Task directions = Restate the full listing word for word and leave the pictures out.

Recorded data =
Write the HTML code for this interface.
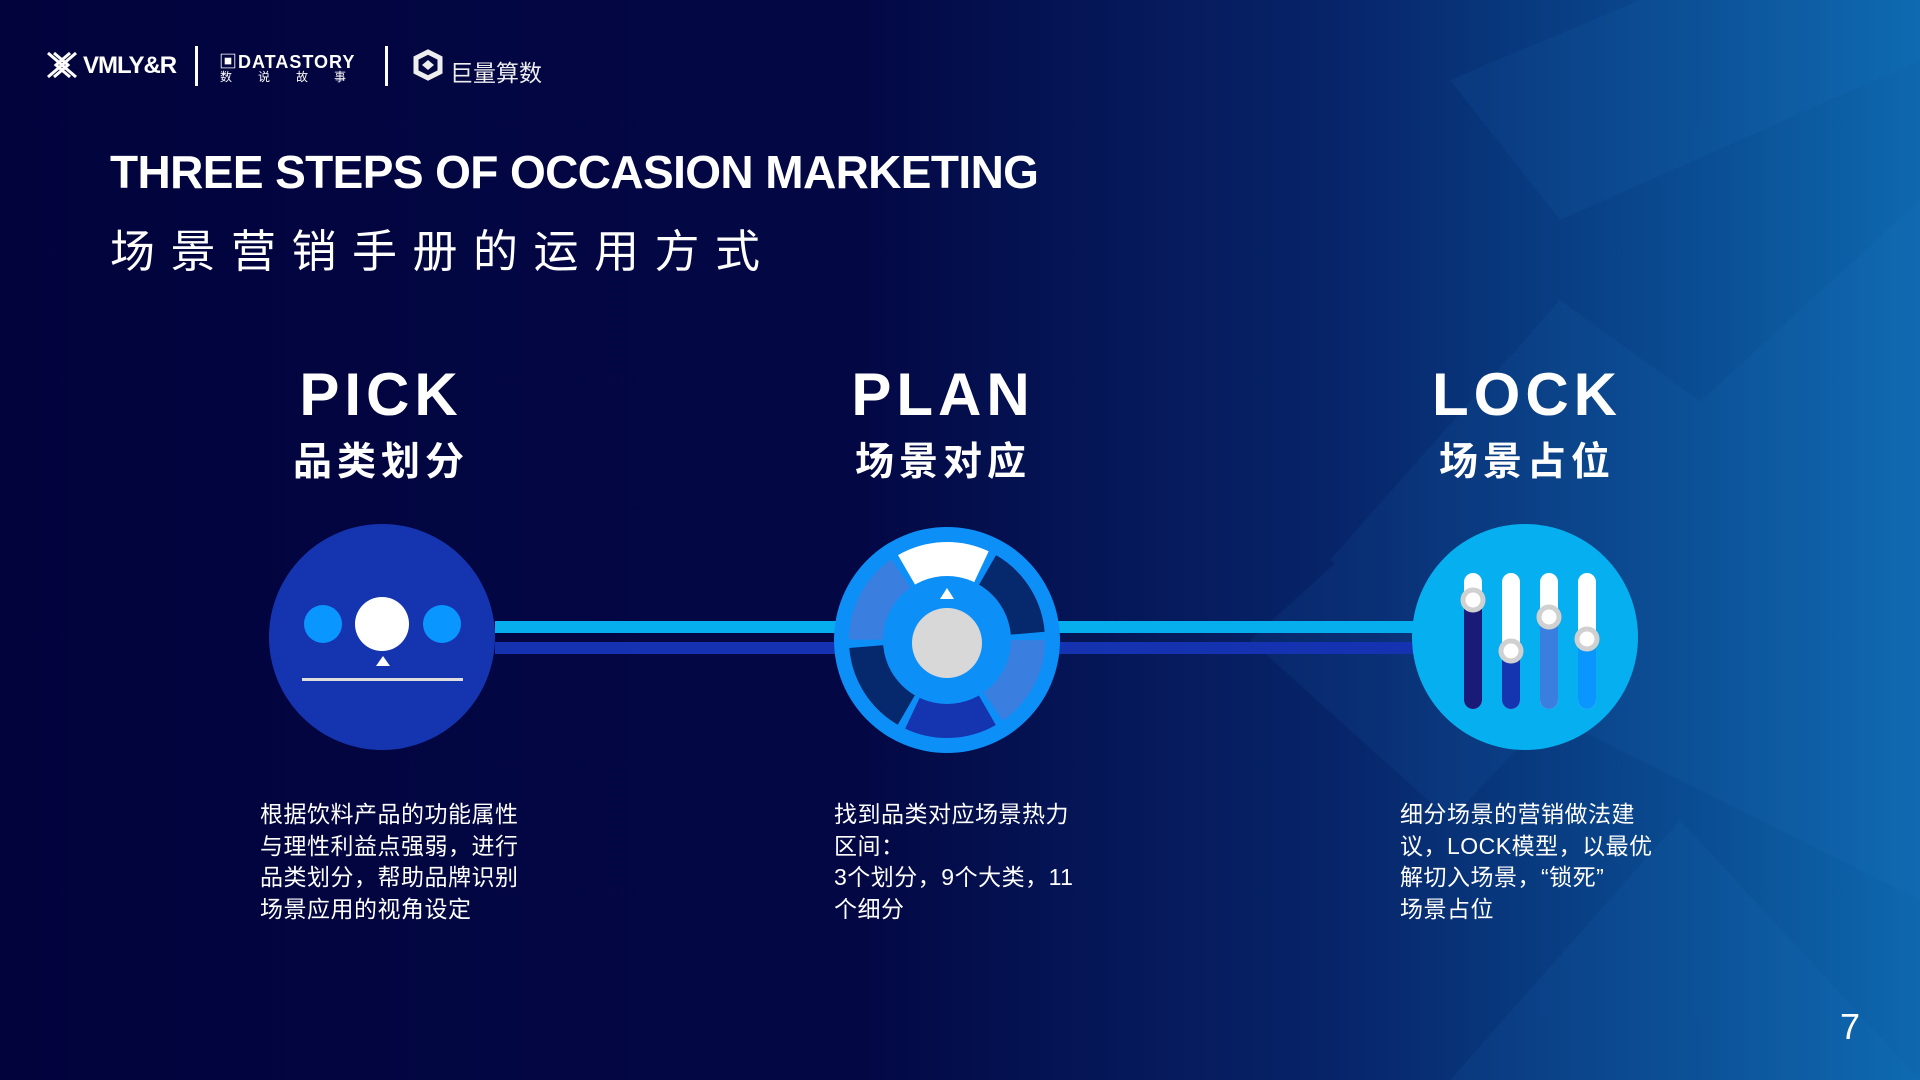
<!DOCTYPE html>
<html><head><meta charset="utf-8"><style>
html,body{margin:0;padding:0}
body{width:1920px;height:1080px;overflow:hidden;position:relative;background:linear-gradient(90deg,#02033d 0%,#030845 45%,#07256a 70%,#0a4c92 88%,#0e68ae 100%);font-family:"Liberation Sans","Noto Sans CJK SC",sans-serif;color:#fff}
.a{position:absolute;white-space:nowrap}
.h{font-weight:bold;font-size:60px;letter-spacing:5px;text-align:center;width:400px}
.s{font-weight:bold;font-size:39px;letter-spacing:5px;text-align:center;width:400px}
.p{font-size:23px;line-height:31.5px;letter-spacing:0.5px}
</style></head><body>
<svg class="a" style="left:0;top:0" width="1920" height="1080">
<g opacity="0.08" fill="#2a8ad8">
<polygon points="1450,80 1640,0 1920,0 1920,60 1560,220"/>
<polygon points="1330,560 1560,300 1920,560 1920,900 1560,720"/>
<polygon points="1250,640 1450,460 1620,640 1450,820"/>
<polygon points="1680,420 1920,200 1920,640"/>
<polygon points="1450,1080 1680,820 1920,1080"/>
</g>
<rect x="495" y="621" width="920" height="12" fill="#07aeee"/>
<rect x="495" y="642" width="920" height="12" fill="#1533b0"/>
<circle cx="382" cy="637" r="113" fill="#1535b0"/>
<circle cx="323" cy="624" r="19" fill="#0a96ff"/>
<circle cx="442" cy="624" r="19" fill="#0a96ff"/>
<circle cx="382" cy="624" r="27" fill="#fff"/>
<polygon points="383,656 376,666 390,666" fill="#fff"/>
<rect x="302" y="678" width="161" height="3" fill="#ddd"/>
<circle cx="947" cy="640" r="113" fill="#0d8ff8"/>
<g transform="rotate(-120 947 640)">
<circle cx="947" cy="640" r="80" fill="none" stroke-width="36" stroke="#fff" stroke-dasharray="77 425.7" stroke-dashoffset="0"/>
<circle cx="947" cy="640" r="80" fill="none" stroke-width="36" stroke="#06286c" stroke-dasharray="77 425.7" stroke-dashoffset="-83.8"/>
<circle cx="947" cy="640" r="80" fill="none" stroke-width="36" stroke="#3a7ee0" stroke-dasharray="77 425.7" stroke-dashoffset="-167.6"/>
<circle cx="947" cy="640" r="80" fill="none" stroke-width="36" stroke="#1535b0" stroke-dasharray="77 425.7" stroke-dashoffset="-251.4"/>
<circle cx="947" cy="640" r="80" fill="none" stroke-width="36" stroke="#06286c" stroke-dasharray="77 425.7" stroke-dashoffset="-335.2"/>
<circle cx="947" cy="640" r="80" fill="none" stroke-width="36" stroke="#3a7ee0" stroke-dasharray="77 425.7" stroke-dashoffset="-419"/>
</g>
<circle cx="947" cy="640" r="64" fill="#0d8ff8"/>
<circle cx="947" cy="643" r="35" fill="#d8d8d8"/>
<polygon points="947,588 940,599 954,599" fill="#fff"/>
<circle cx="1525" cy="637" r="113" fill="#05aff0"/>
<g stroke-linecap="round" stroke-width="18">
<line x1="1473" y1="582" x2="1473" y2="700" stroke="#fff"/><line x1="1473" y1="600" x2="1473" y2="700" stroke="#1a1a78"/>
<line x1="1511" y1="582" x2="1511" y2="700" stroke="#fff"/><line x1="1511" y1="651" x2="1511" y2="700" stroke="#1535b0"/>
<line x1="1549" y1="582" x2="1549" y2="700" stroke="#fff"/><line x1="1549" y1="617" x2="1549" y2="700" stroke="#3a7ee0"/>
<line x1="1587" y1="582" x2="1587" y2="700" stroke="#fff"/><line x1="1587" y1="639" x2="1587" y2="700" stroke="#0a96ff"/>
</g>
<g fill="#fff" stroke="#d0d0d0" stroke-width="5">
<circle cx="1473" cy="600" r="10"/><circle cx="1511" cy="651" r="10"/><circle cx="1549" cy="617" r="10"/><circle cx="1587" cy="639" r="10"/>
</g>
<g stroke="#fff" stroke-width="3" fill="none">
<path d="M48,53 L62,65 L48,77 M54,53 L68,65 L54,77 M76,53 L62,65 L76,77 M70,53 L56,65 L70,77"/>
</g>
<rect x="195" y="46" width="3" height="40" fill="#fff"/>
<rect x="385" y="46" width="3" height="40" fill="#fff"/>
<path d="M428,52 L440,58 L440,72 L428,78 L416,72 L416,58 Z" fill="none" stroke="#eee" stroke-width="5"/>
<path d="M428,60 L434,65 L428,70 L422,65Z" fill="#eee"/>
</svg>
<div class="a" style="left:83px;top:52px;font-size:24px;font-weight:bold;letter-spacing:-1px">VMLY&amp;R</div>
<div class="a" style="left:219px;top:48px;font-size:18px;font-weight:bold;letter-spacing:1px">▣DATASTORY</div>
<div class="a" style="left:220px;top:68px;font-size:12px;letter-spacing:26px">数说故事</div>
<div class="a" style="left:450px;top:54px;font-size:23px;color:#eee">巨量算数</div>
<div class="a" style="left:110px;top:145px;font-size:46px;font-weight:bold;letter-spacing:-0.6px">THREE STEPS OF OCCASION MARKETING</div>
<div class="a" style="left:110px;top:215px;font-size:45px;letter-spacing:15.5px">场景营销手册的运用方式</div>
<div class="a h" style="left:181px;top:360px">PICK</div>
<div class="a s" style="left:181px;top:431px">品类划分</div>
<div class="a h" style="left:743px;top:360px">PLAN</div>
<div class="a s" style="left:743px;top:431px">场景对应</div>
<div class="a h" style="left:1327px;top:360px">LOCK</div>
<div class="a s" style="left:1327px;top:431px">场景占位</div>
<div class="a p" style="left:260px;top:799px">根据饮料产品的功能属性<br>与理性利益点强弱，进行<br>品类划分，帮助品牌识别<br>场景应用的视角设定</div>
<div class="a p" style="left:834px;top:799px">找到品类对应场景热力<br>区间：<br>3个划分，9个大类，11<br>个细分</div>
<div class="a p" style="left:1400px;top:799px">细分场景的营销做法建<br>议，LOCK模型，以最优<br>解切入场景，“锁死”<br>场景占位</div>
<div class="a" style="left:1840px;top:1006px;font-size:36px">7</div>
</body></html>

Answer =
Write the HTML code for this interface.
<!DOCTYPE html>
<html><head><meta charset="utf-8"><style>
html,body{margin:0;padding:0}
body{width:1920px;height:1080px;overflow:hidden;position:relative;background:linear-gradient(90deg,#02033d 0%,#030845 45%,#07256a 70%,#0a4c92 88%,#0e68ae 100%);font-family:"Liberation Sans","Noto Sans CJK SC",sans-serif;color:#fff}
.a{position:absolute;white-space:nowrap}
.h{font-weight:bold;font-size:60px;letter-spacing:5px;text-align:center;width:400px}
.s{font-weight:bold;font-size:39px;letter-spacing:5px;text-align:center;width:400px}
.p{font-size:23px;line-height:31.5px;letter-spacing:0.5px}
</style></head><body>
<svg class="a" style="left:0;top:0" width="1920" height="1080">
<g opacity="0.08" fill="#2a8ad8">
<polygon points="1450,80 1640,0 1920,0 1920,60 1560,220"/>
<polygon points="1330,560 1560,300 1920,560 1920,900 1560,720"/>
<polygon points="1250,640 1450,460 1620,640 1450,820"/>
<polygon points="1680,420 1920,200 1920,640"/>
<polygon points="1450,1080 1680,820 1920,1080"/>
</g>
<rect x="495" y="621" width="920" height="12" fill="#07aeee"/>
<rect x="495" y="642" width="920" height="12" fill="#1533b0"/>
<circle cx="382" cy="637" r="113" fill="#1535b0"/>
<circle cx="323" cy="624" r="19" fill="#0a96ff"/>
<circle cx="442" cy="624" r="19" fill="#0a96ff"/>
<circle cx="382" cy="624" r="27" fill="#fff"/>
<polygon points="383,656 376,666 390,666" fill="#fff"/>
<rect x="302" y="678" width="161" height="3" fill="#ddd"/>
<circle cx="947" cy="640" r="113" fill="#0d8ff8"/>
<g transform="rotate(-120 947 640)">
<circle cx="947" cy="640" r="80" fill="none" stroke-width="36" stroke="#fff" stroke-dasharray="77 425.7" stroke-dashoffset="0"/>
<circle cx="947" cy="640" r="80" fill="none" stroke-width="36" stroke="#06286c" stroke-dasharray="77 425.7" stroke-dashoffset="-83.8"/>
<circle cx="947" cy="640" r="80" fill="none" stroke-width="36" stroke="#3a7ee0" stroke-dasharray="77 425.7" stroke-dashoffset="-167.6"/>
<circle cx="947" cy="640" r="80" fill="none" stroke-width="36" stroke="#1535b0" stroke-dasharray="77 425.7" stroke-dashoffset="-251.4"/>
<circle cx="947" cy="640" r="80" fill="none" stroke-width="36" stroke="#06286c" stroke-dasharray="77 425.7" stroke-dashoffset="-335.2"/>
<circle cx="947" cy="640" r="80" fill="none" stroke-width="36" stroke="#3a7ee0" stroke-dasharray="77 425.7" stroke-dashoffset="-419"/>
</g>
<circle cx="947" cy="640" r="64" fill="#0d8ff8"/>
<circle cx="947" cy="643" r="35" fill="#d8d8d8"/>
<polygon points="947,588 940,599 954,599" fill="#fff"/>
<circle cx="1525" cy="637" r="113" fill="#05aff0"/>
<g stroke-linecap="round" stroke-width="18">
<line x1="1473" y1="582" x2="1473" y2="700" stroke="#fff"/><line x1="1473" y1="600" x2="1473" y2="700" stroke="#1a1a78"/>
<line x1="1511" y1="582" x2="1511" y2="700" stroke="#fff"/><line x1="1511" y1="651" x2="1511" y2="700" stroke="#1535b0"/>
<line x1="1549" y1="582" x2="1549" y2="700" stroke="#fff"/><line x1="1549" y1="617" x2="1549" y2="700" stroke="#3a7ee0"/>
<line x1="1587" y1="582" x2="1587" y2="700" stroke="#fff"/><line x1="1587" y1="639" x2="1587" y2="700" stroke="#0a96ff"/>
</g>
<g fill="#fff" stroke="#d0d0d0" stroke-width="5">
<circle cx="1473" cy="600" r="10"/><circle cx="1511" cy="651" r="10"/><circle cx="1549" cy="617" r="10"/><circle cx="1587" cy="639" r="10"/>
</g>
<g stroke="#fff" stroke-width="3" fill="none">
<path d="M48,53 L62,65 L48,77 M54,53 L68,65 L54,77 M76,53 L62,65 L76,77 M70,53 L56,65 L70,77"/>
</g>
<rect x="195" y="46" width="3" height="40" fill="#fff"/>
<rect x="385" y="46" width="3" height="40" fill="#fff"/>
<path d="M428,52 L440,58 L440,72 L428,78 L416,72 L416,58 Z" fill="none" stroke="#eee" stroke-width="5"/>
<path d="M428,60 L434,65 L428,70 L422,65Z" fill="#eee"/>
</svg>
<div class="a" style="left:83px;top:52px;font-size:24px;font-weight:bold;letter-spacing:-1px">VMLY&amp;R</div>
<div class="a" style="left:219px;top:48px;font-size:18px;font-weight:bold;letter-spacing:1px">▣DATASTORY</div>
<div class="a" style="left:220px;top:68px;font-size:12px;letter-spacing:26px">数说故事</div>
<div class="a" style="left:450px;top:54px;font-size:23px;color:#eee">巨量算数</div>
<div class="a" style="left:110px;top:145px;font-size:46px;font-weight:bold;letter-spacing:-0.6px">THREE STEPS OF OCCASION MARKETING</div>
<div class="a" style="left:110px;top:215px;font-size:45px;letter-spacing:15.5px">场景营销手册的运用方式</div>
<div class="a h" style="left:181px;top:360px">PICK</div>
<div class="a s" style="left:181px;top:431px">品类划分</div>
<div class="a h" style="left:743px;top:360px">PLAN</div>
<div class="a s" style="left:743px;top:431px">场景对应</div>
<div class="a h" style="left:1327px;top:360px">LOCK</div>
<div class="a s" style="left:1327px;top:431px">场景占位</div>
<div class="a p" style="left:260px;top:799px">根据饮料产品的功能属性<br>与理性利益点强弱，进行<br>品类划分，帮助品牌识别<br>场景应用的视角设定</div>
<div class="a p" style="left:834px;top:799px">找到品类对应场景热力<br>区间：<br>3个划分，9个大类，11<br>个细分</div>
<div class="a p" style="left:1400px;top:799px">细分场景的营销做法建<br>议，LOCK模型，以最优<br>解切入场景，“锁死”<br>场景占位</div>
<div class="a" style="left:1840px;top:1006px;font-size:36px">7</div>
</body></html>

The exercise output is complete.